STUDENTS joined a chorus of dissent yesterday by protesting outside the Royal Forest of Dean College – with some marching to Coleford.
Tomorrow at 9.45am, it is the turn of librarians to lead a protest against county council cuts outside Coleford's The Main Place.
About 100 teenagers walked out of the Five Acres campus as part of a national day of action, which also saw demonstrations from sixth-formers at schools, including Wyedean.
Many college staff said they supported their cause, not only the prospect of rising tuition fees at universities, but also the axing next year of students' Education Maintenance Allowance. The Government is scrapping EMA applications from January, meaning students' EMAs will run out at the end of summer.
More than half of the college's 900 students aged between 16 and 19 receive up to £30 per week, depending on their parents' income. Many spend them on a Megabus ticket, which costs £15.
Amy Brown, 17, from Cinderford said: "We think it's ridiculous that the Government is expecting us to be able to afford to travel into college for our second year, let alone afford increased tuition fees at university. I wanted to train as a police officer, but I don't know how I can now – I'm not rich enough."
BTEC Public Services student Ross Wyatt, 17, from Lydney, said: "The Government is ruining our future. I won't be able to afford getting into college next year."
Students hope to speak to Mark Harper. The MP is pencilled in to visit the college on December 10.
Learning services manager Denise Taylor said she and most staff were behind the students: "They have been very responsible and mature in their protest and want to minimise any disruption to their studies, as many of them demonstrated during their break.
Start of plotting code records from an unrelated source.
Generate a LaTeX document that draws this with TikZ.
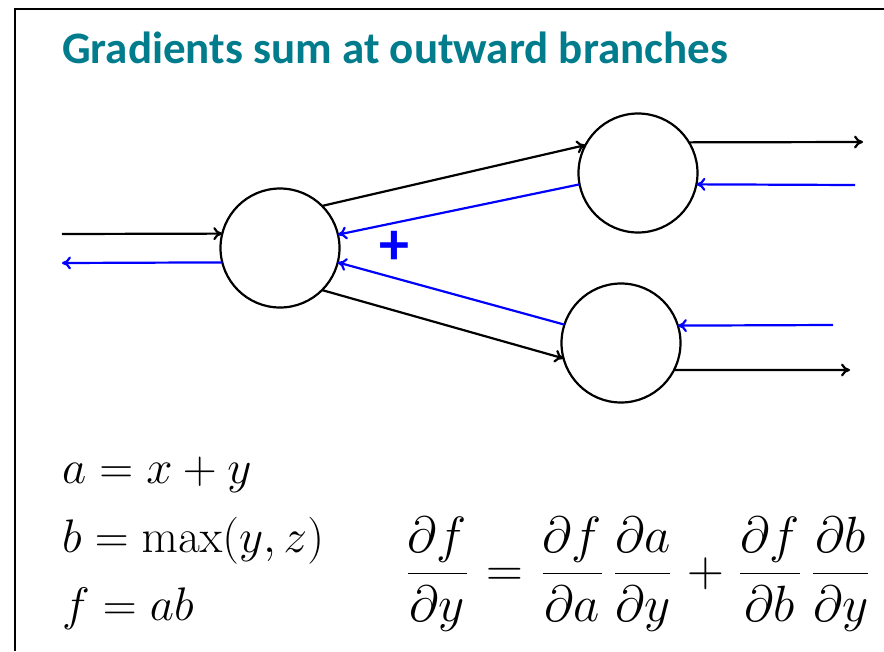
\documentclass[tikz,border=0pt]{standalone}
\usepackage[no-math]{fontspec}
\newfontfamily\titlefont{Carlito}
\usetikzlibrary{arrows.meta}
\definecolor{titleteal}{RGB}{0,124,140}
\definecolor{gradblue}{RGB}{0,0,255}
\newcommand{\bigmath}[1]{\scalebox{1.89}{\Huge #1}}
\newcommand{\eqmath}[1]{\scalebox{2.05}{\Huge #1}}
\tikzset{
  neuron/.style={circle,draw,line width=2.2pt,minimum size=119pt,inner sep=0pt,outer sep=0pt},
  fwd/.style={line width=2.2pt,-{To[length=9pt,width=13pt]}},
  bwd/.style={line width=2.2pt,draw=gradblue,-{To[length=9pt,width=13pt]}},
  frame/.style={line width=2pt},
  mathtxt/.style={inner sep=0pt},
}
\begin{document}
\begin{tikzpicture}[x=1pt,y=-1pt]
\useasboundingbox (0,0) rectangle (884,651);
% frame
\coordinate (fTR) at (884,9);
\coordinate (fTL) at (15,9);
\coordinate (fBL) at (15,651);
\draw[frame] (fTR) -- (fTL) -- (fBL);
% title
\node[anchor=base west,inner sep=0pt,text=titleteal,font=\titlefont\bfseries\fontsize{45}{50}\selectfont] (title) at (62,63) {Gradients sum at outward branches};
% neurons
\node[neuron] (A) at (280,248) {};
\node[neuron] (B) at (638,173) {};
\node[neuron] (C) at (621,343) {};
% free ends
\coordinate (inF) at (62,234);
\coordinate (inB) at (62,263);
\coordinate (oBf) at (863,142);
\coordinate (oBb) at (855,185);
\coordinate (oCb) at (833,325);
\coordinate (oCf) at (850,370);
% forward
\draw[fwd] (inF) -- (A.166);
\draw[fwd] (A.45) -- (B.152);
\draw[fwd] (A.-45) -- (C.195);
\draw[fwd] (B.31) -- (oBf);
\draw[fwd] (C.-27) -- (oCf);
% backward
\draw[bwd] (A.194) -- (inB);
\draw[bwd] (B.191) -- (A.13);
\draw[bwd] (C.162) -- (A.-14);
\draw[bwd] (oBb) -- (B.-11);
\draw[bwd] (oCb) -- (C.17);
% plus
\node[inner sep=0pt,text=gradblue,font=\titlefont\bfseries\fontsize{60}{64}\selectfont] (plus) at (394,248) {+};
% equations
\node[mathtxt,anchor=base west] (eq1) at (62,483) {\bigmath{$a = x + y$}};
\node[mathtxt,anchor=base west] (eq2) at (62,552) {\bigmath{$b = \max(y, z)$}};
\node[mathtxt,anchor=base west] (eq3) at (62,620) {\bigmath{$f = ab$}};
\node[mathtxt,anchor=west] (eq4) at (405,574) {\eqmath{$\displaystyle \frac{\partial f}{\partial y} \mkern1mu=\mkern1mu \frac{\partial f}{\partial a}\,\frac{\partial a}{\partial y} \mkern1mu+\mkern1mu \frac{\partial f}{\partial b}\,\frac{\partial b}{\partial y}$}};
\end{tikzpicture}
\end{document}
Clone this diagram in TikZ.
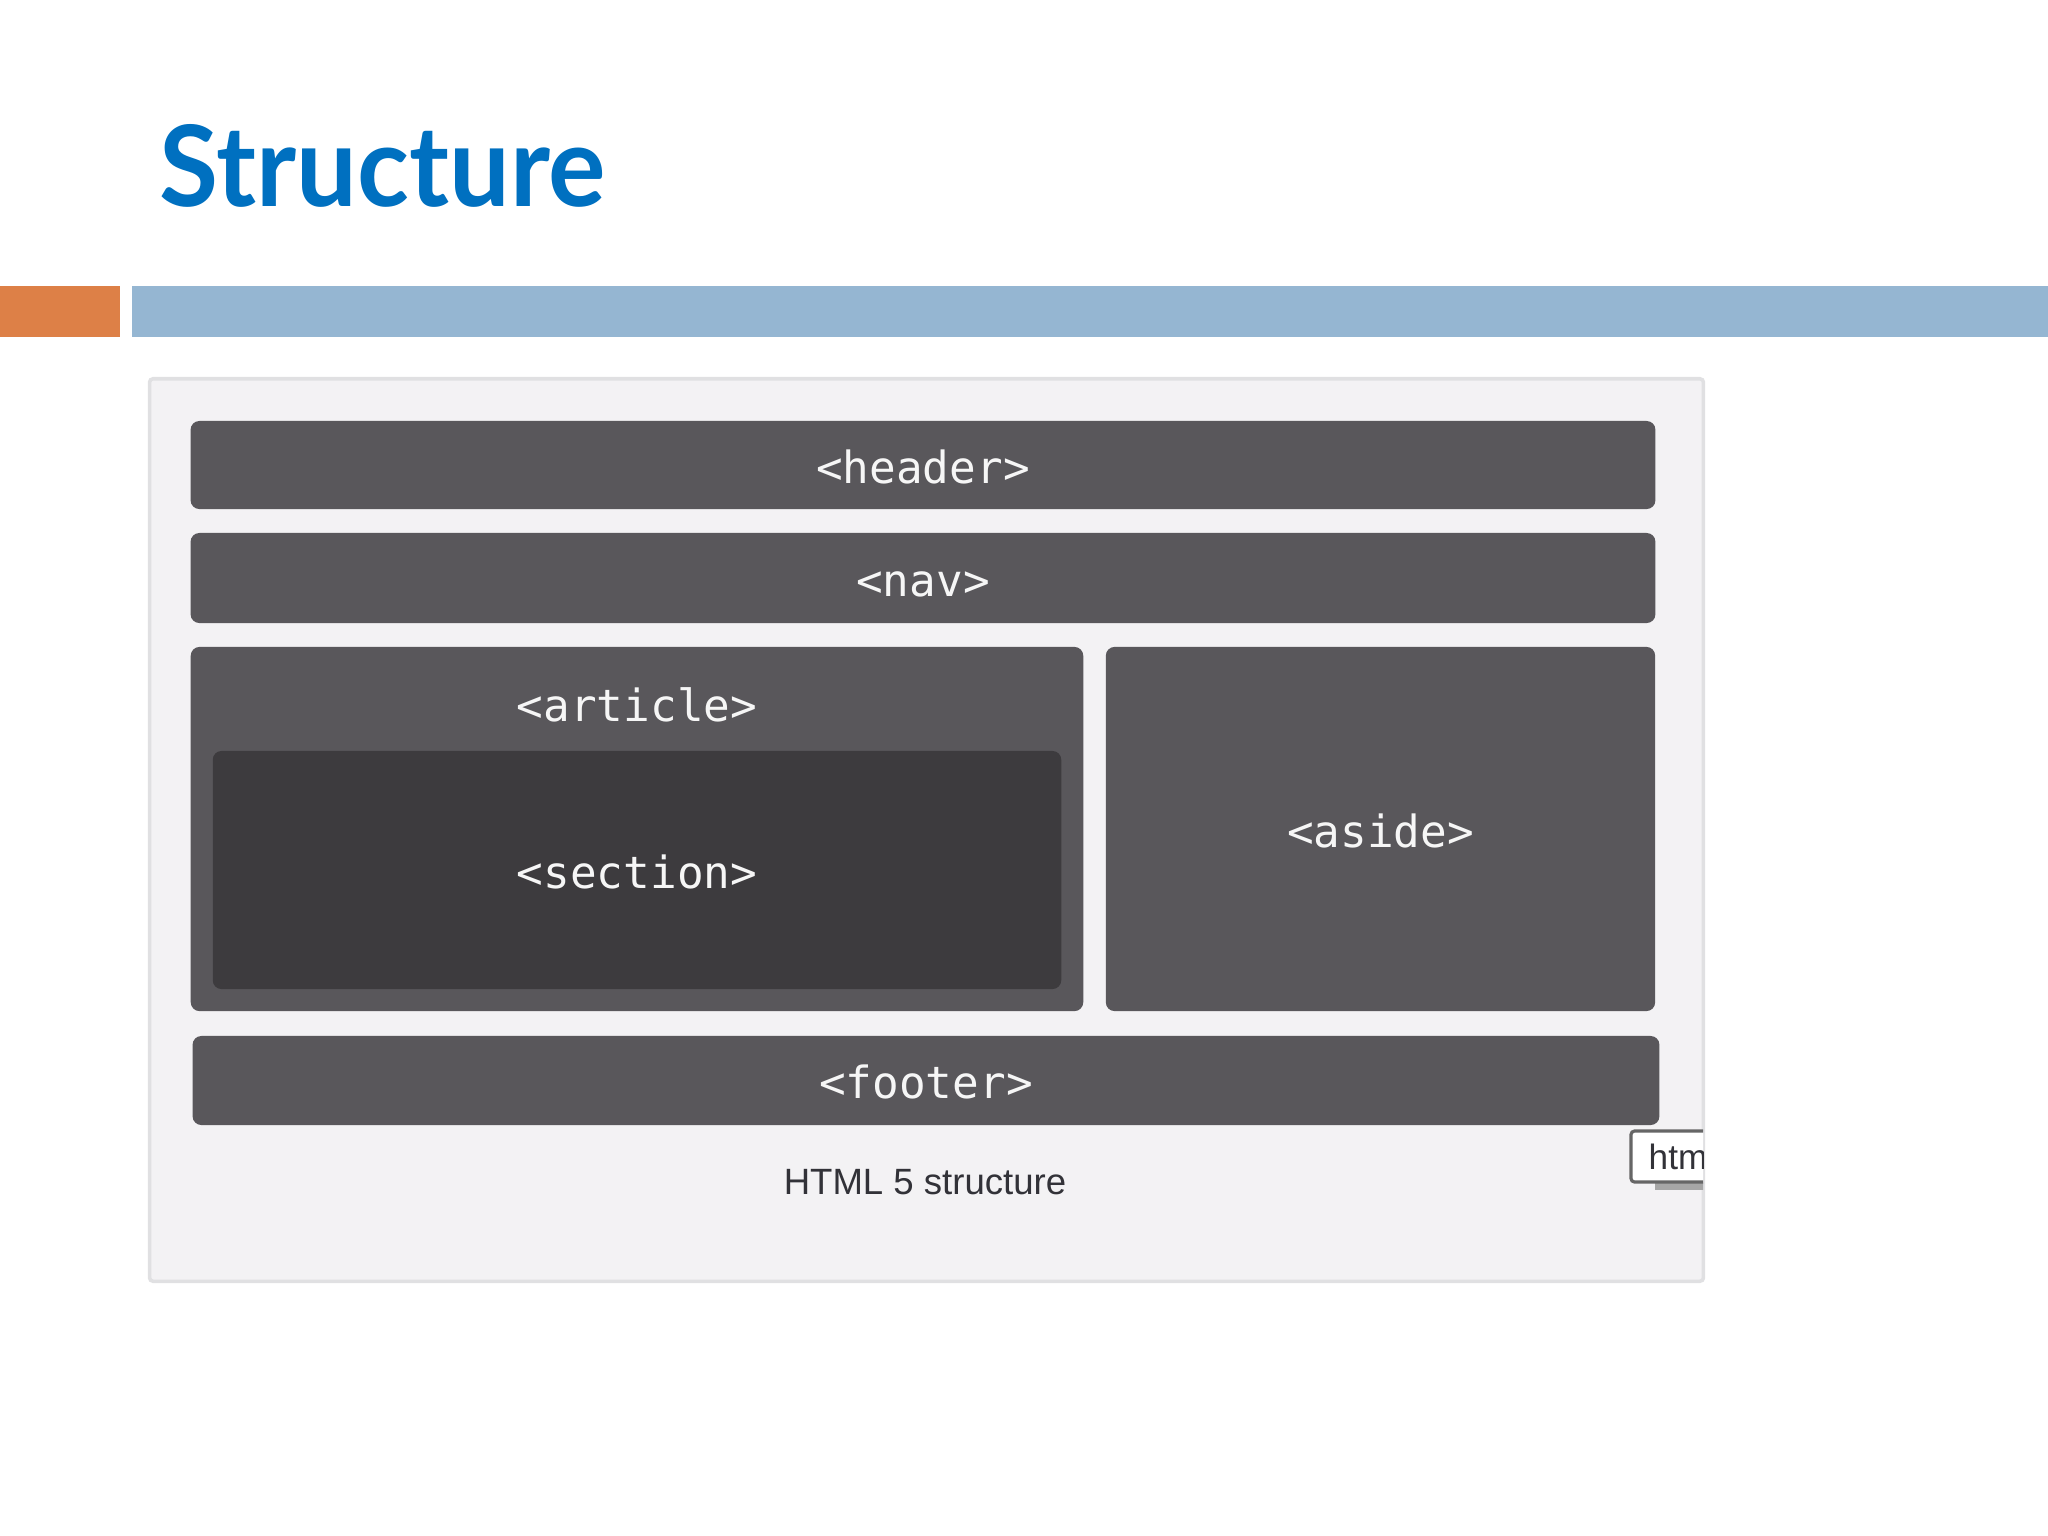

We would encourage them to protest in ways which don't affect their studies – but it's their prerogative if they want to march to Coleford."
Tomorrow morning's Coleford demonstration is timed to coincide with a visit to the Coleford centre by the Forest's MP.
Anne Riley, the trade union Unison's convenor for Gloucestershire libraries, said: "The hardest-hit area by far is the Forest."
Coleford's new library is not earmarked for closure, but Forest librarians are opposing the axe hanging over Cinderford, Mitch- eldean, Newnham and Bream libraries, as well as the mobile library service.
Forest of Dean District Council deputy leader Coun Diana Edwards (Conservative, Newnham) said she is writing to county council leader Coun Mark Hawthorne, urging him to think again about closing Cinderford's library.
Coun Hawthorne has agreed to address a public meeting on Friday December 10 at Cinderford's Miners' Welfare Hall, starting at 7pm.
Coun Edwards said closing Cinderford Library would be "one cut too far".
She said: "We have to be realistic – we don't have any money and the budget cut we are facing is huge. But as far as Cinderford is concerned the county authority needs to look at it again."
Unison's Anne Riley said expecting untrained people to take over jobs on a voluntary basis, as Coun Hawthorne is suggesting, "is like a slap in the face" for librarians.
She added: "Unison is fighting for librarians' jobs and we still haven't been told what these closures will mean in terms of job losses, and with their local libraries closed how will an increasing number of jobless people without computers be able to apply for jobs online? With bus services being cut, many won't be able to get to Coleford or Lydney and there are no internet cafes in the Forest, as far as I'm aware."
One Forest librarian said: "Many children rely on libraries to do their homework.
"Cinderford is the Forest's main reference library, particularly for local history. There is no room in Coleford for the books, they would be moved to Gloucester.
"We all pay the same rates: why should some of us be deprived of these services?"
Mr Harper, due to attend a carers' day event at the Main Place tomorrow from 10am to noon, said: "Across the county some reductions will have to be made due to the appalling state of the public finances inherited from the last government.
"However, against this very difficult background the county council is doing its best to preserve the services it provides.
"I am pleased to confirm that Coleford library will remain one of the main libraries in the county."